# Freebsd should learn from Arch linux.



## unistd001 (Sep 12, 2009)

Ports should not install the compiled software directly. It should build the source code into a package, and then use then pkg_add command to install the package. Just like the arch linux's ABS tool.


----------



## MG (Sep 12, 2009)

To make a package just type make package instead of make install


----------



## graudeejs (Sep 12, 2009)

If i remember corectly make package does install port as well.

But look at this:
Some ports needs other ports to be installed to be able to build new packages 

So everything is OK....
And you can always us pkg_delete and/or ports-mgmt/pkg_cutleaves


----------



## avilla@ (Sep 12, 2009)

unistd001 said:
			
		

> Ports should not install the compiled software directly. It should build the source code into a package, and then use then pkg_add command to install the package. Just like the arch linux's ABS tool.



on ports@ mailing list someone posted a first attempt to do this with fakeroot... perhaps it will have some future...


----------



## roddierod (Sep 12, 2009)

unistd001 said:
			
		

> Ports should not install the compiled software directly.
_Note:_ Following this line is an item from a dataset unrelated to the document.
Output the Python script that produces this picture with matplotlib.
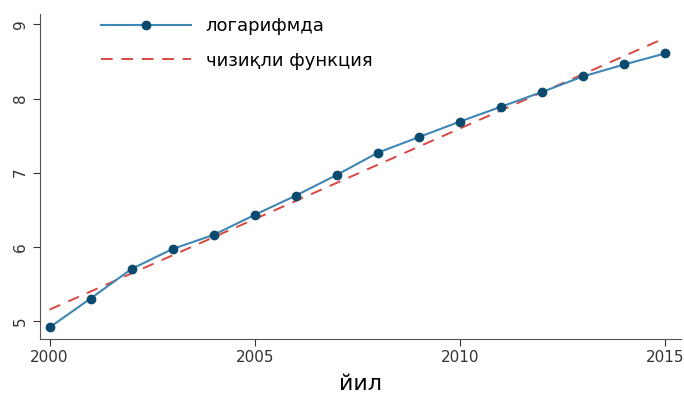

It should build the source code into a package, and then use then pkg_add command to install the package. Just like the arch linux's ABS tool.



There are probably philosophical arguments for and against this, but I stand on the side that if you are going through all the trouble to compile software you probably want it installed so why take an extra step to do so?


----------



## aragon (Sep 12, 2009)

oi, _someone's_ been moving my posts out of context...


----------



## aragon (Sep 12, 2009)

roddierod said:
			
		

> There are probably philosophical arguments for and against this, but I stand on the side that if you are going through all the trouble to compile software you probably want it installed so why take an extra step to do so?


Yes, you probably do want it installed, but not necessarily on the machine doing the compiling.


----------



## Oxyd (Sep 12, 2009)

aragon said:
			
		

> Yes, you probably do want it installed, but not necessarily on the machine doing the compiling.



You can use `# make package` for that.  It will install the port first, yes, but you can uninstall that later.  Oh, and under Arch Linux, if you're trying to build a package that has an unsatisfied dependency, you need to install that dependency on the machine that you're building on as well.


----------



## Carpetsmoker (Sep 13, 2009)

Actually, this is also what OpenBSD does. It would seem that the Archlinux ports are more similar to OpenBSD ports than to FreeBSD ports.


----------



## darehanl (Sep 13, 2009)

My main gripe when comparing FreeBSD ports vs. Arch is that in FreeBSD, if a port fails to build for whatever reason, my system gets partially upgraded. I first noticed this during kde4; the kde4 tree starts getting upgraded, then (for example) kdegraphics fails to build. Now some packages are at version 4.2 while some are 4.3.


----------



## graudeejs (Sep 13, 2009)

fix & resume


----------



## brd@ (Sep 13, 2009)

This is a good idea and we should do it.. There was work underway, but lots of ports do not respect things like PREFIX and have to be fixed manually. Hopefully the work will be completed at some point.

This is just part of the problem with having more than 20,000 ports :/


----------



## unistd001 (Sep 14, 2009)

Oxyd said:
			
		

> You can use `# make package` for that.  It will install the port first, yes, but you can uninstall that later.  Oh, and under Arch Linux, if you're trying to build a package that has an unsatisfied dependency, you need to install that dependency on the machine that you're building on as well.



I wonder if I can update or uninstall some port when I install it by "make install clean"
I don't know if it has a database in freebsd which store all the files included by the port. Like linux's package management tools.
What's the diffirence between ports 's "make install" and normal "make install" when just download the source and copile/install it manually ???


----------



## DutchDaemon (Sep 14, 2009)

You can use pkg_delete(1) to delete, and a tool like ports-mgmt/portmaster to upgrade.

Downloaded source has not been adjusted to FreeBSD ('ported'), so it may not compile, or install in the wrong place. Every app in the ports tree will compile on FreeBSD *and* have all of its dependencies in the same ports tree.


----------